If history repeats itself, the next social network won’t look like the social networks we know today.
Since the invention of the Internet, there have been places to meet new people who share our interests, deepen our relationships with existing friends, and to learn, debate, joke, and hang out. In the earliest years of the Internet, these were Usenet forums and listserv mailing lists. And as the world woke up to the Internet in the 1990s, the center of online communities switched to places like AOL chat rooms, Yahoo Groups, and Geocities. Later, there were forums, blogging communities, and social bookmarking. And in the last ten years, the dominant center of online socialization have been networks like Instagram, Facebook, and Twitter.
These social networks provide a sort of digital “third place” for billions of people to connect, share and exist in ways online that they might not even have done in real life. And with each generation of new technology comes advancements in speed, functionality and expression. A daily user of AOL would not have guessed that years later, they’d spend all their time in apps that load instantaneously, with vibrant near perfect photos, live streaming video, and even shopping and discovery. And I can’t possibly imagine what a Usenet user would think of where we are now.
Our online identities and communities feel enriched in ways that would have been tough to predict before, but it’s still natural to ask – what’s next? What will be the next paradigm for digital third places, where people spend time with their friends, family, and people with the same interests?
The founders of Singularity 6, Anthony Leung and Aidan Karabaich, have a strong point of view on where the world will go next: large-scale multiplayer, cooperative, immersive games — playable cross-platform and targeting a wide audience.
And this makes sense.
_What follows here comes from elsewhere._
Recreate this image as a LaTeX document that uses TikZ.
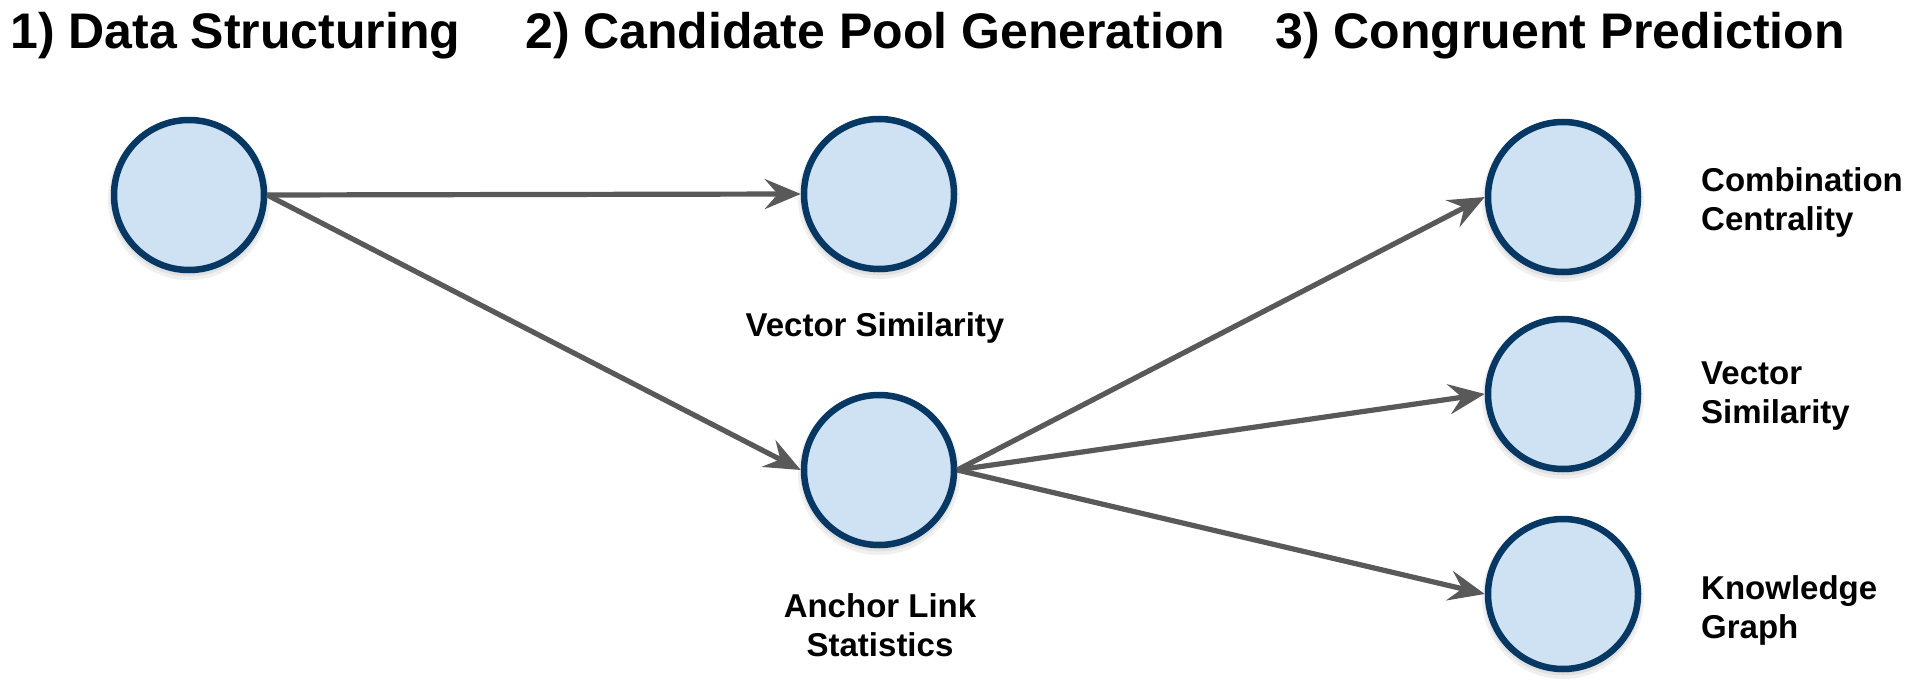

There are now billions of gamers globally — entire generations of kids growing up with thousands of hours of creative, social gameplay as part of their daily social lives. And people aren’t just playing the games, they’re watching other people play them too. In 2018, League of Legends had viewership of more than 200 MILLION people simultaneously. That’s more than twice that of the NFL’s biggest event. People desire digital connections with other people in a visual, creative and emotional way.
Interactive entertainment has become more mainstream and approachable than ever before, as technology use is no longer for fringe or techy groups – this new generation of “gamers” is becoming more inclusive of everyone – as immersive, digital experiences will become as accessible and commonplace as the social forums we know and love today.
In the future, commenting on photos will seem quaint for those who grew up playing online games with their friends where they can build huge cities block by block, explore new planets, start an indie band or dance group – or compete to be the last team standing in their favorite sports.
This is why we are proud to be partnering with Singularity 6 for their Series A, where I will be joining their board and working with co-founders Aidan and Anthony as they build the company and their first game.
This investment comes at a time when we are a16z have gotten especially excited about gaming as a sector, as the business of gaming has evolved in tremendous ways:
- First, the market was already big, but has gotten huge: billions of active gamers globally, with new generations joining every year. As technology has evolved, it has become easier for developers to target multiple platforms at once — consoles, PC, and mobile — which together create unprecedented opportunities to play while waiting in lines, at home, and while traveling.
- Network effects have come in force to the industry in a profound way: streaming, in-game social features, gaming influencers, and communities like Reddit/Discord amplify engagement with a game, and create incredible viral growth when a game takes off. We’ve now seen multiple games go from zero to hundreds of millions of users in the past year This will only accelerate as more gamers come online to play new content from an ever-growing catalog of new genres and franchises.
- The same trends that have widely benefited technology startups — open source, cloud computing platforms, and remote work — will help gaming studios as well.
- Finally, there are big platform changes coming from many large players that will benefit gaming studios creating content, platforms that aggregate gamers, and so on. This includes both the cloud gaming revolution coming — via Google Stadia and Microsoft xCloud — as well as the upcoming console refresh and the PC game store battles already afoot.
It’s with these dynamics in mind that we are excited to dive more deeply into the games industry, continuing to invest in the evolution of gaming and online social experiences; from Oculus and Zynga to more recent investments in Bonfire Games, Improbable, Caffeine, Sandbox VR, and now Singularity 6.
Aidan and Anthony have highly relevant backgrounds and complementary skills that make them the ideal team to bring their vision to the market. They spent years in senior roles at Riot Games, the creators of League of Legends, one the most important game developers of the last decade. Riot popularized the category of MOBAs — multiplayer online battle arenas — that is today one of the cornerstones of eSports industry. Anthony served as Development Director, where he led large teams to deliver the company’s core franchise to hundreds of millions of gamers. Aidan was Lead Game Designer, where he led design for an upcoming game from Riot’s R&D teams. Together, they have recruited a top notch group of engineers, artists, and designers from across the industry for Singularity 6.
They’re building a team that’s excited about broadening the curiosity and connectedness of future generations of people online, through storytelling, visual arts and gameplay and we couldn’t be more excited to join them for this journey.